The Fourth Noble Truth: The Truth of the Path

The Fourth Noble Truth , the Truth of the Path, states that in order to bring an end to suffering we need to cut through dualistic habits of perception and the illusions that hold them in place – not by fighting or suppressing them, but by embracing and exploring them.

We need to look out for three obstacles in particular: permanence, singularity, and independence.

One of the most important and difficult concepts of Buddhism is the concept of ‘emptiness’. It could be described as an open potential for any and all sorts of experience to appear or disappear.
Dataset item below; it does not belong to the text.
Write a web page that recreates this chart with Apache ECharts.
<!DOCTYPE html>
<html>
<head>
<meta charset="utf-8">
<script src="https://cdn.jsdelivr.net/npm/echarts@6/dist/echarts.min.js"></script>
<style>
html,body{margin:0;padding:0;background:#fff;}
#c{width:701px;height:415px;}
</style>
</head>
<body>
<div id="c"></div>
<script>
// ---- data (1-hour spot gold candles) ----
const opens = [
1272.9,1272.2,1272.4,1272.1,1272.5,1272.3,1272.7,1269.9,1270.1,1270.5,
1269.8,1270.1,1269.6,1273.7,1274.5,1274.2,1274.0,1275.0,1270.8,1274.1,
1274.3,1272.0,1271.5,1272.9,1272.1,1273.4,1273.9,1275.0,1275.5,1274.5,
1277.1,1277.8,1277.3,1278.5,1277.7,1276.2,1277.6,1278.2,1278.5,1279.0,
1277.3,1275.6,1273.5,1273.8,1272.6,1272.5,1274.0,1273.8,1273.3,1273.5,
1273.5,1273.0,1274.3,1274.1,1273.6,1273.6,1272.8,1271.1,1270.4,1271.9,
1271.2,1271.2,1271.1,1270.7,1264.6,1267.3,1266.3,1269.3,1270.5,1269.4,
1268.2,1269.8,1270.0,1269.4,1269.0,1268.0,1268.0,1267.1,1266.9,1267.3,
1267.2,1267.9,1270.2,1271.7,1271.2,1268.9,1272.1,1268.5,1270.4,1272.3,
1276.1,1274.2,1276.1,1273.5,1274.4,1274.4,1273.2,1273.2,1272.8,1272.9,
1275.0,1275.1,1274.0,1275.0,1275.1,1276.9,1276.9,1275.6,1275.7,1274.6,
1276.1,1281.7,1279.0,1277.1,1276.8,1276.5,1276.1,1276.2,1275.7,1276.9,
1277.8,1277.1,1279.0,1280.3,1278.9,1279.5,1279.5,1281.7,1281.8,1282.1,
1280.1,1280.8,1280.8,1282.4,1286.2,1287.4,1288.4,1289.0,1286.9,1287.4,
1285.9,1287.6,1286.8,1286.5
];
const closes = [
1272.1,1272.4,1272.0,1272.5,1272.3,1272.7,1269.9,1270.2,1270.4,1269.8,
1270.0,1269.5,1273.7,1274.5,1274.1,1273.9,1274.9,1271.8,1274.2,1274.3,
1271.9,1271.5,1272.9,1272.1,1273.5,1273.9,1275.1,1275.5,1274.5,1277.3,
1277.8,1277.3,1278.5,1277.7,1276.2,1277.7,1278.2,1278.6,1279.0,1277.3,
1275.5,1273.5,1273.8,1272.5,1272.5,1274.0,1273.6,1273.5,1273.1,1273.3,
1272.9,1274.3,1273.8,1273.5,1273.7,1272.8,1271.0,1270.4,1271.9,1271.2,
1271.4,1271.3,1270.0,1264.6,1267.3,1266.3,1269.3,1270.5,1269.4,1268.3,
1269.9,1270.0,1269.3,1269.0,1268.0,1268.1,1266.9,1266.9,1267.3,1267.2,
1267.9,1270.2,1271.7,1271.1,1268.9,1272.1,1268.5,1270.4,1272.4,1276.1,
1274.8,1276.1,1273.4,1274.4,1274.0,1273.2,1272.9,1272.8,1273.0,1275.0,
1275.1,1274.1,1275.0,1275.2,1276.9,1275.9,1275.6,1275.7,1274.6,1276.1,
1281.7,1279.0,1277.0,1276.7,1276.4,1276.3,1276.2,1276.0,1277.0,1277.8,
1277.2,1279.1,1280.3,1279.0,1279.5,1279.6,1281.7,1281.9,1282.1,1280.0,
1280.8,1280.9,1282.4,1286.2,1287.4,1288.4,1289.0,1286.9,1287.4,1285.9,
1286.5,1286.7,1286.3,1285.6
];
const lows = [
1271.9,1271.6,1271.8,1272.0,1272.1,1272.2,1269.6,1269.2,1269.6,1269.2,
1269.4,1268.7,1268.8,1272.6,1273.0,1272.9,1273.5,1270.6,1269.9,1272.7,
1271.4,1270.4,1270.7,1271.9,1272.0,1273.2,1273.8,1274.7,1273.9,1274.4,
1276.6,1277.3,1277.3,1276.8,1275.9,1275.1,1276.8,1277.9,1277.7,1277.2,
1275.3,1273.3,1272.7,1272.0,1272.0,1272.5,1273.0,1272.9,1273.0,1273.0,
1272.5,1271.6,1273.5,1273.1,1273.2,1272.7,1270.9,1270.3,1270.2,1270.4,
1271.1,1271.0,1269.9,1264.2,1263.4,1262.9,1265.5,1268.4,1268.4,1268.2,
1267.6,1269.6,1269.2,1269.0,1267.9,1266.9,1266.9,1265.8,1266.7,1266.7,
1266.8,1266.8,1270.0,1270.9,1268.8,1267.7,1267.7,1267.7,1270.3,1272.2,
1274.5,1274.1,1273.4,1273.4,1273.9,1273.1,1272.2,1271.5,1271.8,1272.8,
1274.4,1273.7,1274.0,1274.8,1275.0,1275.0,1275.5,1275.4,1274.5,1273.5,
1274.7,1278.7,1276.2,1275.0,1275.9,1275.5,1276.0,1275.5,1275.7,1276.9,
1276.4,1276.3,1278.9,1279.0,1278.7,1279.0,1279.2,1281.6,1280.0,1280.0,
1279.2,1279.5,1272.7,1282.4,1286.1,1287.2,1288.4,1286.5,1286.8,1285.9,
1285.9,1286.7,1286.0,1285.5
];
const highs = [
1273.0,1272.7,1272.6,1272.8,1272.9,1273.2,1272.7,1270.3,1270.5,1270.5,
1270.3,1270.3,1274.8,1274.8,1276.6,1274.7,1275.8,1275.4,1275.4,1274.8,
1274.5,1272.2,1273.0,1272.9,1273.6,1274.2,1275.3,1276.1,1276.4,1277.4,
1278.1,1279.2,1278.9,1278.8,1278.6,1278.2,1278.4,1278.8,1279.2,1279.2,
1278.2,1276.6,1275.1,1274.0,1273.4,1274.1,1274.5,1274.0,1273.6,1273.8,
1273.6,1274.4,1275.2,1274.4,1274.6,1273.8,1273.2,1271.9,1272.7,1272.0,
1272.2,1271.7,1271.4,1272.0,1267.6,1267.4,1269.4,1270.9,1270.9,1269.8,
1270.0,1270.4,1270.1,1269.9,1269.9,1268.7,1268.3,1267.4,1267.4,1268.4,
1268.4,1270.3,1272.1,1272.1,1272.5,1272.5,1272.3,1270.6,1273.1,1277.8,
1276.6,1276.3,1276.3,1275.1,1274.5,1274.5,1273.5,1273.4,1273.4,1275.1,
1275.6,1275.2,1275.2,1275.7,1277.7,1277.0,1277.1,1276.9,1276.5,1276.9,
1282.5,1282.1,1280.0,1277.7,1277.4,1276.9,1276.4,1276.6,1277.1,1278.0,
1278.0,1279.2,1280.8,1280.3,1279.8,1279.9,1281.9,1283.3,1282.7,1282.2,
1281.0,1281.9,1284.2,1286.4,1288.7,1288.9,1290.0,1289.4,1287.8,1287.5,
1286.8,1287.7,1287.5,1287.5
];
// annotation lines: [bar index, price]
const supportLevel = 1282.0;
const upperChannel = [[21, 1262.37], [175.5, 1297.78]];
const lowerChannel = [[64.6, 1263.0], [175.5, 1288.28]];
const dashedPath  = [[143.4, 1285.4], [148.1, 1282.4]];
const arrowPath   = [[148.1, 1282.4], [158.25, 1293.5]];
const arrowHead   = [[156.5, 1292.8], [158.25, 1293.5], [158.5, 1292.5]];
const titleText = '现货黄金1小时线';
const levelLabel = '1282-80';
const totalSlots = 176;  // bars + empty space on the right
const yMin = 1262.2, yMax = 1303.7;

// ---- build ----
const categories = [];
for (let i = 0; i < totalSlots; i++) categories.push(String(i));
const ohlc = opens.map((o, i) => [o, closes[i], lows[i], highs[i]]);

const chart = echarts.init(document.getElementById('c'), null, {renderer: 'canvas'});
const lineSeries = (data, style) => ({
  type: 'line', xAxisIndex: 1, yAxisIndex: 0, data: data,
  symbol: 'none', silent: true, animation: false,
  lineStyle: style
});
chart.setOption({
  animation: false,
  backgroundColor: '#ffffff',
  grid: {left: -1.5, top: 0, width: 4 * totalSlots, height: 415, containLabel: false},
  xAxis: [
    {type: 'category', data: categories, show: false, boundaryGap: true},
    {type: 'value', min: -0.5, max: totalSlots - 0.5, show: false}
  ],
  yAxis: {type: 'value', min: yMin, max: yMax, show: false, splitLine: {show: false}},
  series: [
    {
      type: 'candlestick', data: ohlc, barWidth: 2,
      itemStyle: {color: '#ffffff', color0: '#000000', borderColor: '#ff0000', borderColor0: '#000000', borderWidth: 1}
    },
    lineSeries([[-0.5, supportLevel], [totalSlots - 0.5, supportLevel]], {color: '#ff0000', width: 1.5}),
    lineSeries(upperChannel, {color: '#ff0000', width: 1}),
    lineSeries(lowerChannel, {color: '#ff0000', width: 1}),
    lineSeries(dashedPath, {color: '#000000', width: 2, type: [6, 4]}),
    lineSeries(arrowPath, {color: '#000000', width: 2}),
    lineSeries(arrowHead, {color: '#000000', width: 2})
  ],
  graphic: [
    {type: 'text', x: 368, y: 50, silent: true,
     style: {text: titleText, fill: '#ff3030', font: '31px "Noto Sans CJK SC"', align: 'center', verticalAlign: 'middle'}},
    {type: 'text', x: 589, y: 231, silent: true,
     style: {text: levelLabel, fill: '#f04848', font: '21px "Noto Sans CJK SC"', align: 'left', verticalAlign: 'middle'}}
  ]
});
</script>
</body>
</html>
The inherent qualities of humans (also called ‘buddha nature’) such as wisdom, capability, loving-kindness and compassion have been described by the Buddha as “boundless,” “limitless,” and “infinite.”
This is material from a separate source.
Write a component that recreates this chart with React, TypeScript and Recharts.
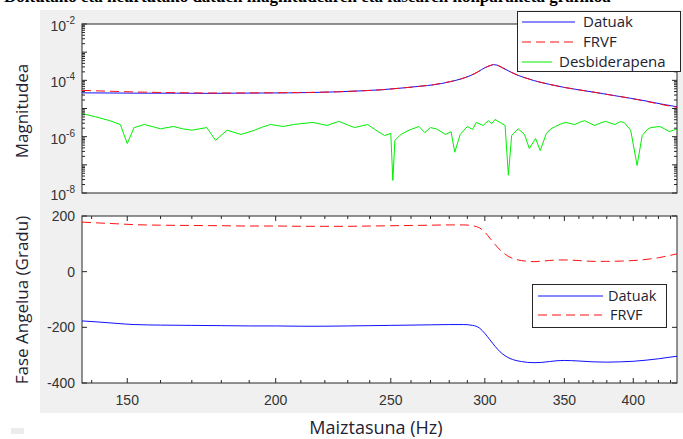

Our thoughts, emotions and sensations are like waves rising and falling in an endless ocean of infinite possibility. The problem is that we’ve become used to seeing only the waves and mistaking them for the ocean.

Part 2: Experience & Application

Forms of Meditation

There are two parts on the road to enlightenment. One part is an understanding of the principles of suffering, buddha nature, emptiness, etc. The second one is the application of these concepts in one’s own life . 
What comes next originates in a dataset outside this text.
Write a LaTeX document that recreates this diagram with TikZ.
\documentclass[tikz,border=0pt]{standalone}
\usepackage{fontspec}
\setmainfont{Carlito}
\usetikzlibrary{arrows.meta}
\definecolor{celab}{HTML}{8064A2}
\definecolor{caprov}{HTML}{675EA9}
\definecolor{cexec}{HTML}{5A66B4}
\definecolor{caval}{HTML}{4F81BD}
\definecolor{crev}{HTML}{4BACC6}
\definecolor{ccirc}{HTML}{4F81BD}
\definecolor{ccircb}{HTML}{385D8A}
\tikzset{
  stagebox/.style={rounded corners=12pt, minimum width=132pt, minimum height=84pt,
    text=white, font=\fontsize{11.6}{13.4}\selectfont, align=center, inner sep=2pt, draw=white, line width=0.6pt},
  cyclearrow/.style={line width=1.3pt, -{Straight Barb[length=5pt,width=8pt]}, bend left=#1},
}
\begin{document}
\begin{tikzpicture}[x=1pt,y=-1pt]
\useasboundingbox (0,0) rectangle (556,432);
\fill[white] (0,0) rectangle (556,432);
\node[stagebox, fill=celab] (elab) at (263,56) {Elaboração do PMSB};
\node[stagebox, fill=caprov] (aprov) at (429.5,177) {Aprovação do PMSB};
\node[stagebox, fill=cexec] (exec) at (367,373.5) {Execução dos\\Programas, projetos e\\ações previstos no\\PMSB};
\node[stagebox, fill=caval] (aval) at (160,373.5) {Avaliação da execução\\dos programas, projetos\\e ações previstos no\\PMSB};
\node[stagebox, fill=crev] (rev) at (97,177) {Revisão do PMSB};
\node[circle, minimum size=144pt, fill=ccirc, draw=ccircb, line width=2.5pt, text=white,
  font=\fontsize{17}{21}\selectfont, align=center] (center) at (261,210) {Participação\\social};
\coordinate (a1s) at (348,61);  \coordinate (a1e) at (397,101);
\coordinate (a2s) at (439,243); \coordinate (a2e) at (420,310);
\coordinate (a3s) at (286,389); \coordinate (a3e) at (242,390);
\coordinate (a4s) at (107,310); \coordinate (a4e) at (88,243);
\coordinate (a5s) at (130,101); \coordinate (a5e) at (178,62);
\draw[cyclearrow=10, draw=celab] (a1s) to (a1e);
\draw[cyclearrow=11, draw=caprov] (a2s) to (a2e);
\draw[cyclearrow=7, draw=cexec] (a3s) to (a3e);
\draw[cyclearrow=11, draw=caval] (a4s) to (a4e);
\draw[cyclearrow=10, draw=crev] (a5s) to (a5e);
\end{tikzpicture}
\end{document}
Meditation asks us to begin by simply observing our physical, intellectual and emotional experiences without judgment (i.e. to use the mind to look at the mind).

To recognize emptiness you have to look at the roots of “I” — ignorance, desire and so on.

The 7-point position for meditation. 

  1. Establish a firm base or anchor that connects you to the environment in which you’re practicing while providing a reference to the rest of your body . Cross your legs so that each foot rests on the opposite leg.
  2. Rest your hands in your lap 
  3. Allow some space between the arms and the upper body by lifting and spreading the shoulders a little bit.
  4. Keep your spine as straight as possible, the ultimate physical expression of alertness
  5. Lengthen the neck by tilting your chin slightly more toward your throat while allowing yourself some freedom of movement. The sensation could be described as simply resting your head on your neck 
  6. Allow the mouth to rest naturally as it does when we’re at the point of falling asleep – not forced in either way 
  7. Leave your eyes open 

Form Meditation has two aspects: shape and color. The idea is simply to rest your attention on either its color or its shape, engaging awareness only to the point of barely recognizing shape or color. How? Start with objectless attention. Then look at the form or the colour. After a few moments of looking at someone or something, let your mind simply relax again in objectless attention . Return your focus to the object for a few moments; then allow your mind to relax once more.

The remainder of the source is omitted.